Ernst Mannheim, an ex-Nazi thought to be dead, feels ashamed he didn’t do more to save Freda, his Jewish wife, from his own people. Haunted by his failure, he tries to find his ‘orphaned’ son Willy—“the last Mannheim.” After years of searching, he finds his son (now David Menard) working as a bookbinder in New York City. Longing for contact, he begins a correspondence not as a father but as an uncle. It makes the telling of his side of the story bearable.

Berlin 1933: as a boy of nine, Willy Mannheim (the son) is tricked by the Gestapo into revealing his mother’s whereabouts. She is ultimately tortured and left to die, but not before she tells Willy the name, Anton Kessler. His uncle’s letters reveal a brutal and unforgiving past, his involvement in the search for the men responsible for his wife’s death. Menard, too, has been searching for the men responsible. This in turn causes his painful journey to take on greater urgency. Years later, at an auction of Kessler’s work, Menard finds more than he’d hoped for.

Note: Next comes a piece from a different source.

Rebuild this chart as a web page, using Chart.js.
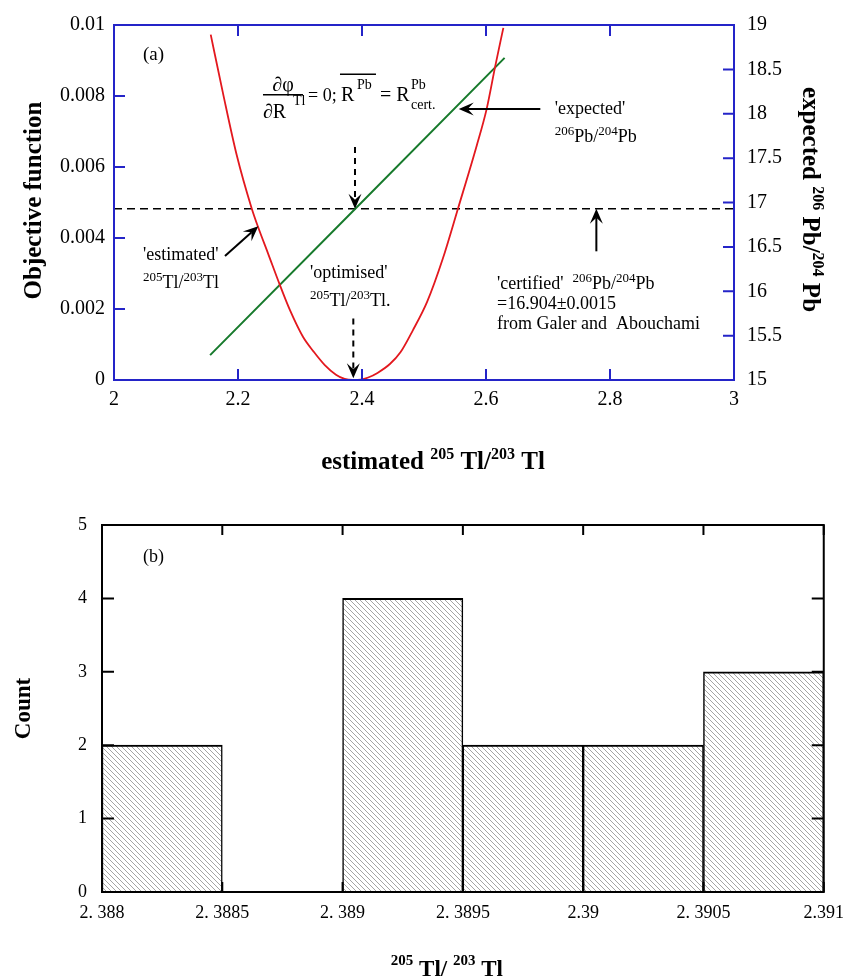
<!DOCTYPE html>
<html><head><meta charset="utf-8">
<script src="https://cdn.jsdelivr.net/npm/chart.js@4.4.1/dist/chart.umd.min.js"></script>
<style>
html,body{margin:0;padding:0;background:#fff;}
#wrap{position:relative;width:854px;height:978px;background:#fff;}
canvas{position:absolute;left:0;top:0;}
</style></head><body>
<div id="wrap"><canvas id="c1" width="854" height="978"></canvas><canvas id="c2" width="854" height="978"></canvas></div>
<script>
// ---------- panel (a) data ----------
const objX = [2.156, 2.176, 2.198, 2.222, 2.233, 2.249, 2.267, 2.284, 2.305, 2.322, 2.340, 2.358, 2.372, 2.385, 2.398, 2.410, 2.425, 2.445, 2.462, 2.482, 2.505, 2.530, 2.555, 2.585, 2.601, 2.615, 2.628];
const objY = [0.00973, 0.00806, 0.00633, 0.00484, 0.00428, 0.00354, 0.0027, 0.00196, 0.00121, 0.0008, 0.00042, 0.00015, 0.00003, 0.0, 0.00001, 0.00007, 0.0002, 0.00045, 0.00078, 0.0014, 0.0022, 0.0034, 0.00484, 0.0066, 0.00763, 0.00885, 0.00992];
const pbX = [2.155, 2.390, 2.630];
const pbY = [15.28, 16.935, 18.63];
const certX = [2, 3];
const certPb = 16.93;
const xTicksA = ["2", "2.2", "2.4", "2.6", "2.8", "3"];
const yTicksA = ["0", "0.002", "0.004", "0.006", "0.008", "0.01"];
const y2TicksA = ["15", "15.5", "16", "16.5", "17", "17.5", "18", "18.5", "19"];

// ---------- panel (b) data ----------
const binStart = [2.388, 2.3885, 2.389, 2.3895, 2.390, 2.3905];
const binEnd   = [2.3885, 2.389, 2.3895, 2.390, 2.3905, 2.391];
const counts   = [2, 0, 4, 2, 2, 3];
const xTicksB = ["2. 388", "2. 3885", "2. 389", "2. 3895", "2.39", "2. 3905", "2.391"];
const yTicksB = ["0", "1", "2", "3", "4", "5"];

const FAM = '"Liberation Serif", "Times New Roman", serif';
const BLUE = '#2424c8';
Chart.defaults.font.family = FAM;
Chart.defaults.color = '#000';

function font(size, bold){ return (bold ? 'bold ' : '') + size + 'px ' + FAM; }
function richWidth(ctx, parts, base, sub, bold){
  let w = 0;
  parts.forEach(p => { ctx.font = font(p.s ? sub : base, bold); w += ctx.measureText(p.t).width; });
  return w;
}
function drawRich(ctx, x, y, parts, o){
  const base = o.size, sub = o.sub || Math.round(base * 0.7), bold = !!o.bold;
  const rise = o.rise || base * 0.42;
  const w = richWidth(ctx, parts, base, sub, bold);
  let cx = o.align === 'center' ? x - w / 2 : (o.align === 'right' ? x - w : x);
  ctx.textAlign = 'left'; ctx.textBaseline = 'alphabetic';
  parts.forEach(p => {
    ctx.font = font(p.s ? sub : base, bold);
    const dy = p.s === 'sup' ? -rise : (p.s === 'sub' ? base * 0.3 : 0);
    ctx.fillText(p.t, cx, y + dy);
    cx += ctx.measureText(p.t).width;
  });
}
function arrow(ctx, x1, y1, x2, y2, dashed){
  ctx.save();
  ctx.strokeStyle = '#000'; ctx.fillStyle = '#000'; ctx.lineWidth = 2;
  const ang = Math.atan2(y2 - y1, x2 - x1), c = Math.cos(ang), s = Math.sin(ang);
  const L = 15, W = 6.5, N = 9;
  if (dashed) ctx.setLineDash([6, 5]);
  ctx.beginPath(); ctx.moveTo(x1, y1); ctx.lineTo(x2 - c * N, y2 - s * N); ctx.stroke();
  ctx.setLineDash([]);
  const bx = x2 - c * L, by = y2 - s * L;
  ctx.beginPath();
  ctx.moveTo(x2, y2);
  ctx.lineTo(bx - s * W, by + c * W);
  ctx.lineTo(x2 - c * N, y2 - s * N);
  ctx.lineTo(bx + s * W, by - c * W);
  ctx.closePath(); ctx.fill();
  ctx.restore();
}

const annotA = {
  id: 'annotA',
  afterDatasetsDraw(chart){
    const {ctx, chartArea: a, scales: {x, y, y2}} = chart;
    const X = v => x.getPixelForValue(v), Y = v => y.getPixelForValue(v), Y2 = v => y2.getPixelForValue(v);
    ctx.save();
    // frame + inward ticks
    ctx.strokeStyle = BLUE; ctx.lineWidth = 2;
    ctx.strokeRect(a.left, a.top, a.right - a.left, a.bottom - a.top);
    ctx.beginPath();
    x.ticks.forEach(t => { const p = X(t.value); ctx.moveTo(p, a.bottom); ctx.lineTo(p, a.bottom - 11); ctx.moveTo(p, a.top); ctx.lineTo(p, a.top + 11); });
    y.ticks.forEach(t => { const p = Y(t.value); ctx.moveTo(a.left, p); ctx.lineTo(a.left + 11, p); });
    y2.ticks.forEach(t => { const p = Y2(t.value); ctx.moveTo(a.right, p); ctx.lineTo(a.right - 11, p); });
    ctx.stroke();

    // arrows
    arrow(ctx, X(2.3887), Y(0.00656), X(2.3887), Y2(certPb), true);
    arrow(ctx, X(2.386), Y(0.00173), X(2.386), Y(0.00005), true);
    arrow(ctx, X(2.179), Y(0.00349), X(2.2327), Y(0.00433), false);
    arrow(ctx, X(2.6876), Y2(18.054), X(2.556), Y2(18.054), false);
    arrow(ctx, X(2.778), Y2(16.45), X(2.778), Y2(certPb), false);

    ctx.fillStyle = '#000';
    // texts
    drawRich(ctx, X(2.0468), Y(0.00902), [{t:'(a)'}], {size: 19});
    drawRich(ctx, X(2.0468), Y(0.00338), [{t:"'estimated'"}], {size: 18});
    drawRich(ctx, X(2.0468), Y(0.0026), [{t:'205', s:'sup'}, {t:'Tl/'}, {t:'203', s:'sup'}, {t:'Tl'}], {size: 18, sub: 13, rise: 7});
    drawRich(ctx, X(2.316), Y(0.00288), [{t:"'optimised'"}], {size: 18});
    drawRich(ctx, X(2.316), Y(0.00209), [{t:'205', s:'sup'}, {t:'Tl/'}, {t:'203', s:'sup'}, {t:'Tl.'}], {size: 18, sub: 13, rise: 7});
    drawRich(ctx, X(2.711), Y(0.00749), [{t:"'expected'"}], {size: 18});
    drawRich(ctx, X(2.711), Y(0.0067), [{t:'206', s:'sup'}, {t:'Pb/'}, {t:'204', s:'sup'}, {t:'Pb'}], {size: 18, sub: 13, rise: 7});
    drawRich(ctx, X(2.6177), Y(0.00257), [{t:"'certified'  "}, {t:'206', s:'sup'}, {t:'Pb/'}, {t:'204', s:'sup'}, {t:'Pb'}], {size: 18, sub: 13, rise: 7});
    drawRich(ctx, X(2.6177), Y(0.00201), [{t:'=16.904\u00B10.0015'}], {size: 18});
    drawRich(ctx, X(2.6177), Y(0.00145), [{t:'from Galer and  Abouchami'}], {size: 18});

    // formula
    const fx = X(2.2403), fy = Y(0.008036);
    ctx.font = font(20); ctx.textAlign = 'center'; ctx.textBaseline = 'alphabetic';
    ctx.fillText('\u2202\u03C6', fx + 20, fy - 4);
    ctx.lineWidth = 1.5; ctx.strokeStyle = '#000';
    ctx.beginPath(); ctx.moveTo(fx, fy); ctx.lineTo(fx + 40, fy); ctx.stroke();
    ctx.textAlign = 'left';
    ctx.font = font(20); ctx.fillText('\u2202R', fx, fy + 23);
    ctx.font = font(14); ctx.fillText('Tl', fx + 30, fy + 10);
    ctx.font = font(18); ctx.fillText('= 0;', fx + 45, fy + 6);
    ctx.font = font(20); ctx.fillText('R', fx + 78, fy + 6);
    ctx.font = font(14); ctx.fillText('Pb', fx + 94, fy - 6);
    ctx.beginPath(); ctx.moveTo(fx + 77, fy - 20.5); ctx.lineTo(fx + 113, fy - 20.5); ctx.stroke();
    ctx.font = font(20); ctx.fillText('= R', fx + 117, fy + 6);
    ctx.font = font(14); ctx.fillText('Pb', fx + 148, fy - 6);
    ctx.fillText('cert.', fx + 148, fy + 14.5);

    // axis titles
    const tA = [{t:'estimated '}, {t:'205', s:'sup'}, {t:' Tl/'}, {t:'203', s:'sup'}, {t:' Tl'}];
    drawRich(ctx, (a.left + a.right) / 2 + 9, a.bottom + 89, tA, {size: 25, bold: true, sub: 16, rise: 10, align: 'center'});
    ctx.save();
    ctx.translate(41, (a.top + a.bottom) / 2 - 2);
    ctx.rotate(-Math.PI / 2);
    drawRich(ctx, 0, 0, [{t:'Objective function'}], {size: 25, bold: true, align: 'center'});
    ctx.restore();
    ctx.save();
    ctx.translate(803, (a.top + a.bottom) / 2 - 3);
    ctx.rotate(Math.PI / 2);
    drawRich(ctx, 0, 0, [{t:'expected '}, {t:'206', s:'sup'}, {t:' Pb/'}, {t:'204', s:'sup'}, {t:' Pb'}], {size: 25, bold: true, sub: 16, rise: 10, align: 'center'});
    ctx.restore();
    ctx.restore();
  }
};

new Chart(document.getElementById('c1'), {
  type: 'scatter',
  data: { datasets: [
    { label: 'Objective function', data: objX.map((v, i) => ({x: v, y: objY[i]})), showLine: true,
      borderColor: '#e3181e', borderWidth: 1.8, pointRadius: 0, cubicInterpolationMode: 'monotone', yAxisID: 'y' },
    { label: 'expected 206Pb/204Pb', data: pbX.map((v, i) => ({x: v, y: pbY[i]})), showLine: true,
      borderColor: '#177a2c', borderWidth: 2, pointRadius: 0, yAxisID: 'y2' },
    { label: 'certified', data: certX.map(v => ({x: v, y: certPb})), showLine: true,
      borderColor: '#000', borderWidth: 1.6, borderDash: [8, 5], pointRadius: 0, yAxisID: 'y2' }
  ]},
  options: {
    responsive: false, animation: false, devicePixelRatio: 1, events: [],
    layout: { padding: { top: 22, bottom: 558, left: 0, right: 0 } },
    plugins: { legend: { display: false }, tooltip: { enabled: false } },
    scales: {
      x: { type: 'linear', position: 'bottom', min: 2, max: 3,
           grid: { display: false, drawTicks: false }, border: { display: false },
           ticks: { stepSize: 0.2, padding: 8, maxRotation: 0, autoSkip: false, font: { size: 20 }, callback: (v, i) => xTicksA[i] },
           afterFit: s => { s.height = 40; } },
      y: { type: 'linear', position: 'left', min: 0, max: 0.01,
           grid: { display: false, drawTicks: false }, border: { display: false },
           ticks: { stepSize: 0.002, padding: 9, autoSkip: false, font: { size: 20 }, callback: (v, i) => yTicksA[i] },
           afterFit: s => { s.width = 114; } },
      y2: { type: 'linear', position: 'right', min: 15, max: 19,
           grid: { display: false, drawTicks: false }, border: { display: false },
           ticks: { stepSize: 0.5, padding: 13, autoSkip: false, font: { size: 20 }, callback: (v, i) => y2TicksA[i] },
           afterFit: s => { s.width = 120; } }
    }
  },
  plugins: [annotA]
});

// ---------- panel (b) ----------
function makeHatch(){
  const c = document.createElement('canvas'); const n = 5;
  c.width = n; c.height = n;
  const g = c.getContext('2d');
  g.fillStyle = '#fff'; g.fillRect(0, 0, n, n);
  g.strokeStyle = '#a4a4a4'; g.lineWidth = 1;
  g.beginPath();
  g.moveTo(-1, -1); g.lineTo(n + 1, n + 1);
  g.moveTo(-1, n - 1); g.lineTo(1, n + 1);
  g.moveTo(n - 1, -1); g.lineTo(n + 1, 1);
  g.stroke();
  return document.getElementById('c2').getContext('2d').createPattern(c, 'repeat');
}
const pat = makeHatch();

const annotB = {
  id: 'annotB',
  afterDatasetsDraw(chart){
    const {ctx, chartArea: a, scales: {x, y}} = chart;
    const X = v => x.getPixelForValue(v), Y = v => y.getPixelForValue(v);
    ctx.save();
    ctx.strokeStyle = '#000'; ctx.lineWidth = 2;
    ctx.strokeRect(a.left, a.top, a.right - a.left, a.bottom - a.top);
    ctx.beginPath();
    x.ticks.forEach(t => { const p = X(t.value); ctx.moveTo(p, a.bottom); ctx.lineTo(p, a.bottom - 10); ctx.moveTo(p, a.top); ctx.lineTo(p, a.top + 10); });
    y.ticks.forEach(t => { const p = Y(t.value); ctx.moveTo(a.left, p); ctx.lineTo(a.left + 12, p); ctx.moveTo(a.right, p); ctx.lineTo(a.right - 12, p); });
    ctx.stroke();
    ctx.fillStyle = '#000';
    drawRich(ctx, X(2.38817), Y(4.5), [{t:'(b)'}], {size: 18});
    drawRich(ctx, (a.left + a.right) / 2 - 16, 976, [{t:'205', s:'sup'}, {t:' Tl/ '}, {t:'203', s:'sup'}, {t:' Tl'}], {size: 23, bold: true, sub: 15, rise: 11, align: 'center'});
    ctx.save();
    ctx.translate(30, (a.top + a.bottom) / 2);
    ctx.rotate(-Math.PI / 2);
    drawRich(ctx, 0, 0, [{t:'Count'}], {size: 23, bold: true, align: 'center'});
    ctx.restore();
    ctx.restore();
  }
};

new Chart(document.getElementById('c2'), {
  type: 'bar',
  data: { datasets: [{
    label: 'Count',
    data: binStart.map((s, i) => ({x: (s + binEnd[i]) / 2, y: counts[i]})),
    backgroundColor: pat, borderColor: '#000',
    borderWidth: { top: 2, left: 1.5, right: 1.5, bottom: 0 }, borderSkipped: false,
    barPercentage: 1, categoryPercentage: 1
  }]},
  options: {
    responsive: false, animation: false, devicePixelRatio: 1, events: [],
    layout: { padding: { top: 525, bottom: 46, left: 0, right: 26 } },
    plugins: { legend: { display: false }, tooltip: { enabled: false } },
    scales: {
      x: { type: 'linear', min: 2.388, max: 2.391, offset: false,
           grid: { display: false, drawTicks: false, offset: false }, border: { display: false },
           ticks: { stepSize: 0.0005, padding: 10, maxRotation: 0, autoSkip: false, font: { size: 18 }, callback: (v, i) => xTicksB[i] },
           afterFit: s => { s.height = 40; } },
      y: { type: 'linear', min: 0, max: 5, beginAtZero: true,
           grid: { display: false, drawTicks: false }, border: { display: false },
           ticks: { stepSize: 1, padding: 15, autoSkip: false, font: { size: 18 }, callback: (v, i) => yTicksB[i] },
           afterFit: s => { s.width = 102; } }
    }
  },
  plugins: [annotB]
});
</script>
</body></html>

The auctioneer turns out to be the son of the man who built the furnaces at the death-camps. By now, it is clear that both father and son are of the same mind. But, the father is old and while Menard seems to be outmanned, and outmaneuvered, he relentlessly forces out the truth and his chance for redemption.

Kenneth Markel

Ken Markel is a graduate of of New York University and former editor at Magazine Management, a pulp fiction company publishing adventure magazines. His short stories have appeared in TRUE, ADVENTURE LIFE, SPORTSMAN and MYSTERY TALES among others. Markel's fiction and poetry can be read in The American Bard, The Berkshire Review and the South Shore News. His play: The American Way was performed under the direction of Lee Strasberg.

Ken Markel holds a Master of Arts Degree from Queens College in Creative Writing. His thesis: Last Train To Munich is the story of a German family and their struggle to survive the l923 inflation…when paper money was less valuable to the starving population than a bartered egg.